The countdown to PAO#2 has now begun, even as I count the weeks since my first PAO. Here's the weekly status report.
~After feeling like crap a week ago, today my hip feels the best it has since surgery. That may be due to the body work my PT did yesterday (she is the best), or to the pilates class I took last night, or to the fact that the sun came out briefly yesterday. All I know is, I got up this morning and was able to walk immediately with no pain and no hitching. Usually I am stiff and sore when I first get up; it's a given. This morning I felt almost normal from the first step.
~One thing I do know is that recovery from PAO is not linear. You make progress, you regress, you make more progress ... as long as the general direction is forward, it's all good.
~My scar has healed beautifully - it's a thin pink line that I hardly notice. It is covered by my swimsuit, except when I hike it up a bit to show off in my Seniors' Pool Exercise class, where everyone has a scar of some sort and mine is the newest and I dare say the prettiest.
~My cane has been unused for weeks. In fact, I'm not really sure where it is right now.
~I can walk a mile, but haven't tried to walk farther. It's rainy here and so I've been doing indoor exercises instead. My goal was to walk the Fairmount Loop (3.5 miles) by Thanksgiving. However, I will be one week post PAO#2 on Thanksgiving so I may have to try it the weekend before.
~I can do 30 minutes on the elliptical with no incline and no resistance.
~I am doing a lot of pulley work per my PT's orders, still swimming some, and going to the occasional yoga or pilates class (more on that later).
~My left (unoperated) hip sometimes hurts more than my right, but in a different way.
~Daily hazards still exist: I'm suspicious of revolving doors after a mishap around 10 weeks when someone got in behind me and gave the door a huge shove. I almost fell down. I don't like people to walk too close to me, and when they are coming at me fast in the opposite direction I get a little nervous. I don't want anyone to knock me over or bump my hip. I am also nervous in elevators. The other day someone banged my hip with a backpack in a crowded elevator and I doubled over and cried out in pain. I'm sure he thought I was overreacting, but I pretty much couldn't walk for 24 hours after that. I now stand with my purse way out in front of me to block people from getting near me. Paranoid is better than hurting.

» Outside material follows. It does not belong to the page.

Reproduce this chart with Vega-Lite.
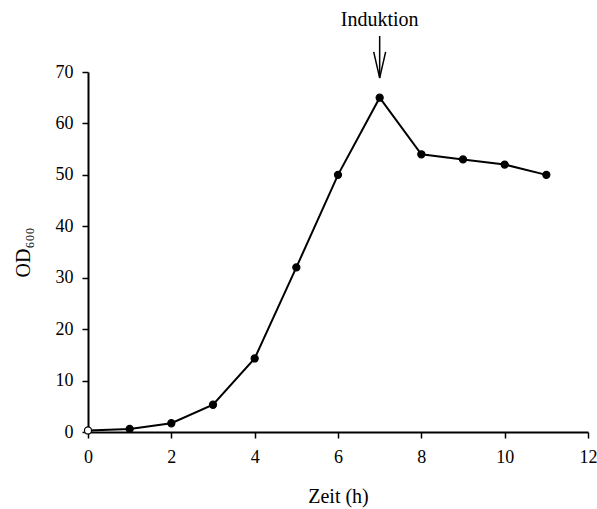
{
  "$schema": "https://vega.github.io/schema/vega-lite/v6.json",
  "width": 500,
  "height": 360,
  "autosize": {"type": "none"},
  "padding": {"left": 88, "top": 72, "right": 9, "bottom": 77},
  "background": "white",
  "config": {
    "view": {"stroke": null},
    "font": "Liberation Serif",
    "axis": {
      "grid": false,
      "labelFlush": false,
      "domainColor": "black",
      "domainWidth": 2,
      "tickColor": "black",
      "tickWidth": 1.5,
      "tickSize": 6,
      "labelFont": "Liberation Serif",
      "labelFontSize": 18,
      "labelColor": "black",
      "titleFont": "Liberation Serif",
      "titleFontSize": 20,
      "titleFontWeight": "normal",
      "titleColor": "black"
    }
  },
  "datasets": {
    "growth": [
      {"t": 0, "od": 0.3},
      {"t": 1, "od": 0.6},
      {"t": 2, "od": 1.7},
      {"t": 3, "od": 5.3},
      {"t": 4, "od": 14.3},
      {"t": 5, "od": 32},
      {"t": 6, "od": 50},
      {"t": 7, "od": 65},
      {"t": 8, "od": 54},
      {"t": 9, "od": 53},
      {"t": 10, "od": 52},
      {"t": 11, "od": 50}
    ],
    "arrow": [
      {"t": 7, "y1": 68.8, "y2": 77.0, "head": 71.4, "label": 80.1, "text": "Induktion"}
    ]
  },
  "layer": [
    {
      "data": {"name": "growth"},
      "mark": {"type": "line", "color": "black", "strokeWidth": 2},
      "encoding": {
        "x": {
          "field": "t", "type": "quantitative",
          "scale": {"domain": [0, 12], "nice": false},
          "axis": {"values": [0, 2, 4, 6, 8, 10, 12], "title": "Zeit (h)", "labelPadding": 10, "titlePadding": 20}
        },
        "y": {
          "field": "od", "type": "quantitative",
          "scale": {"domain": [0, 70], "nice": false},
          "axis": {"values": [0, 10, 20, 30, 40, 50, 60, 70], "title": "OD₆₀₀", "labelPadding": 9, "titlePadding": 22}
        }
      }
    },
    {
      "data": {"name": "growth"},
      "mark": {"type": "point", "filled": true, "size": 50, "strokeWidth": 1.2, "stroke": "black", "opacity": 1},
      "encoding": {
        "x": {"field": "t", "type": "quantitative"},
        "y": {"field": "od", "type": "quantitative"},
        "fill": {"condition": {"test": "datum.t === 0", "value": "white"}, "value": "black"}
      }
    },
    {
      "data": {"name": "arrow"},
      "mark": {"type": "rule", "color": "black", "strokeWidth": 1.5},
      "encoding": {
        "x": {"field": "t", "type": "quantitative"},
        "y": {"field": "y1", "type": "quantitative"},
        "y2": {"field": "y2"}
      }
    },
    {
      "data": {"name": "arrow"},
      "mark": {"type": "point", "shape": "M-0.46,-1L0,1L0.46,-1", "filled": false, "size": 676, "stroke": "black", "strokeWidth": 1.5, "opacity": 1},
      "encoding": {
        "x": {"field": "t", "type": "quantitative"},
        "y": {"field": "head", "type": "quantitative"}
      }
    },
    {
      "data": {"name": "arrow"},
      "mark": {"type": "text", "font": "Liberation Serif", "fontSize": 20, "color": "black", "baseline": "middle", "align": "center"},
      "encoding": {
        "x": {"field": "t", "type": "quantitative"},
        "y": {"field": "label", "type": "quantitative"},
        "text": {"field": "text"}
      }
    }
  ]
}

~I guess that's what it will feel like when I start skating again and fall on my hip. Something to look forward to for sure.
~Carrying heavy loads still makes my hip hurt. I have tried to carry less except when I have no choice. I still think it's great to be able to carry a cup of coffee across the street and still have a hand free to open the door. Can't wait to be back on crutches ...
~Yes, I can tell when it's going to rain. It's autumn in Oregon so that's pretty much every day.
~I have gone to yoga and pilates classes. There are moves I can't do at all, and others I modify. Some of them I do pretty well unmodified. As someone asked on HipWomen, why does it seem every yoga move starts with, "rotate your hips outward"? I do a lot of the strength and balance moves with my hips square and no rotation, and they work fine for me that way. I see no reason to try to work on external rotation because let's face it folks, my femurs turn in. It is what it is and will always be. Let them all try sitting in "W"!
~I will admit, however, that it is disheartening to look around the class and see the people who have little core strength or balance but who can all sit smugly cross legged with their knees on the floor, or in lotus position ... everyone in the class can do it except me. I do a great plank ... and I can balance on one foot longer than anyone else (my knee is forward in tree pose, not out to the side, thank you very much) ... and I am the only one in the class who can roll up to standing from my back ... but I am not going to do those turnout moves. It's just not gonna happen.
~Note to self: Yoga is not about competition. Do not compare yourself to anyone else. Let it go. Breathe. Just be.